Congress should answer to their stockholders
By Rod Haxton, editor
We are an admitted movie buff.
We are drawn to movies in which the central character takes a stand on moral principle such as “Lawrence of Arabia” or “Serpico,” or defies the odds, as in “Papillon.”
As a political idealist, we can’t help but watch “Dave” whenever it’s on the air. For someone not familiar with the story line, the President suffers a brain aneurism that incapacitates him and, because those in power want to remain in power, they get a “double” (Kevin Kline) to become the President.
Not content to let someone pull his strings, Dave sees this as an opportunity to do good instead of what’s politically expedient, which isn’t popular with his Chief of Staff.
To make a long story short, Dave’s tenure as President comes to an end when it’s revealed the actual president had broken laws and Congress is talking impeachment. In a speech to Congress, and to the American people, the presidential stand-in issues an apology for something he didn’t actually do.
“I didn’t live up to my part of the bargain,” he says. “I ought to care more about you than me; I ought to care more about doing what’s right than what’s popular; I ought to be willing to give up this whole thing for something I believe in.”
There must have been a time when that was true in politics.
Didn’t the Founding Fathers risk everything for something they believed in? They certainly didn’t do it for the money or fame. In fact, they were guilty of treason.
They didn’t test the political winds or yield to special interest groups. They took the biggest gamble in American history because of something they believed in.
Seemed like a nice idea some 230 years ago. But what about today?
We have a Tea Party movement that claims to represent a defiant act from our American revolution without even understanding that act. The Boston Tea Party was about unfair taxation - taxation without representation. They took on the corporate and political structure of the 1700s.
Today’s Tea Party movement is more interested in protecting big business at the expense of our citizens.
We’re seeing the result of this thinking played out in the health care industry.
No one chooses to have insurance priced beyond their ability to pay, to be faced with deciding whether a family member can get the care they need because they can’t afford the medical bills, or to be forced into bankruptcy because of a life-threatening illness.
Yet this is the situation threatening about 50 million Americans every day.
It’s not about being anti-profit or anti-business. The insurance industry saw its profits increase by 56 percent last year; that calculates to $4.6 billion more than in 2008. This came at the same time the insurance industry dropped 2.7 million customers.
The game is obvious. Shed the high risk people and keep everyone else - until they become high risk. Eventually, at some point in our lives, we all become “high risk.” The best we can hope for under the current health care system is that we don’t attain high risk status until after we qualify for Medicare.

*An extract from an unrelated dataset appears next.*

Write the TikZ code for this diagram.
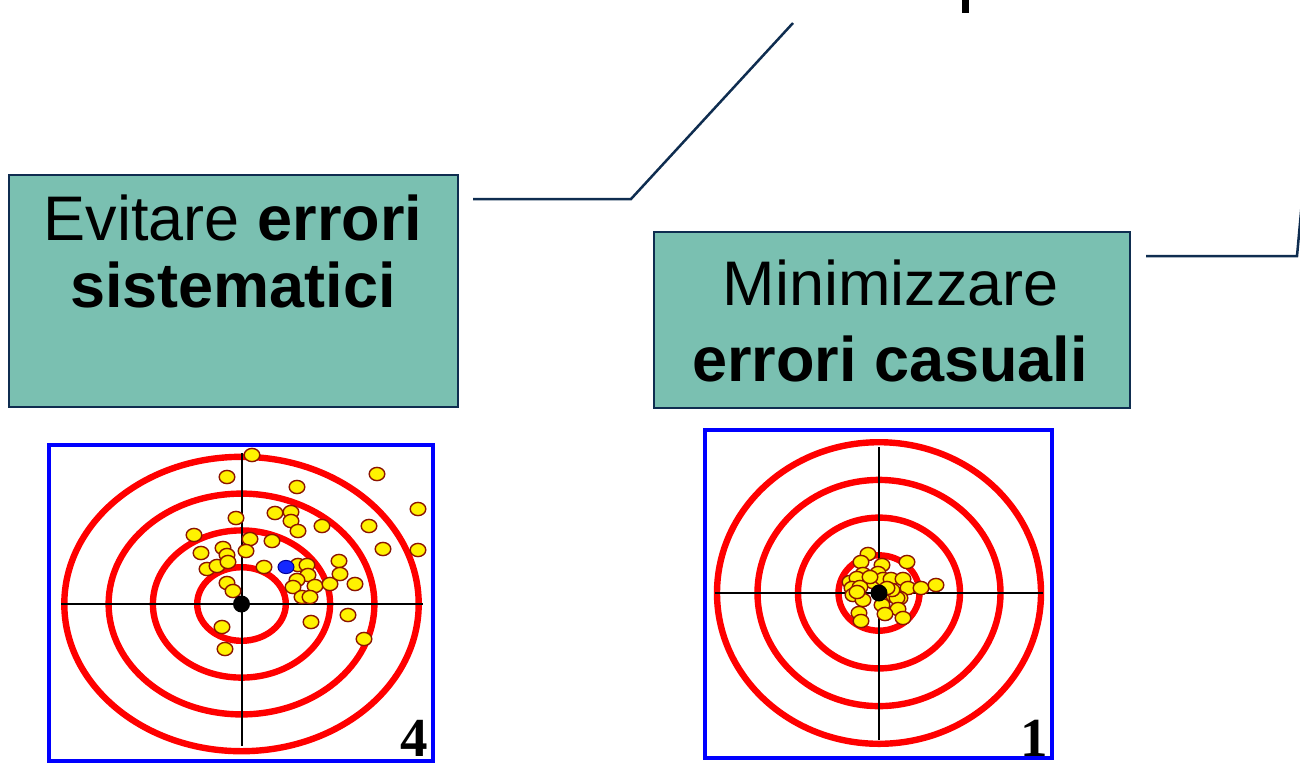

There is story after story about people who have been dropped for pre-existing conditions or told the insurance company won’t pay for life-saving medications. These aren’t isolated situations, but standard operating procedure for an industry interested in protecting its bottom line.
As much as we’d like to make the insurance industry the bad guys in this scenario, we can’t blame them entirely. The insurance industry is a business answerable to their stockholders. And their stockholders demand a profit.
However, our members of Congress are not responsible for seeing that the insurance industry is profitable. They should answer to a different set of stockholders - the American people. And about 50 million of their stockholders are telling them the current system isn’t working.
When Congressman Anthony Weiner (D-New York) calls the Republican Party on the carpet for being “a wholly owned subsidiary of the insurance industry” they howl in protest. They demand that he retract his statement from the Congressional record.
If Republicans aren’t in the pockets of the insurance industry then prove it. Pass a bill that gives your stockholders another option for health insurance coverage. Provide your stockholders with an option that won’t bankrupt them or deny their claims when they need a life-saving drug for their sick child.
“There are certain things you should expect from your President,” Dave told Congress.
Likewise, there are certain things people should expect from their Congress.
Right now, neither one is living up to their end of the bargain.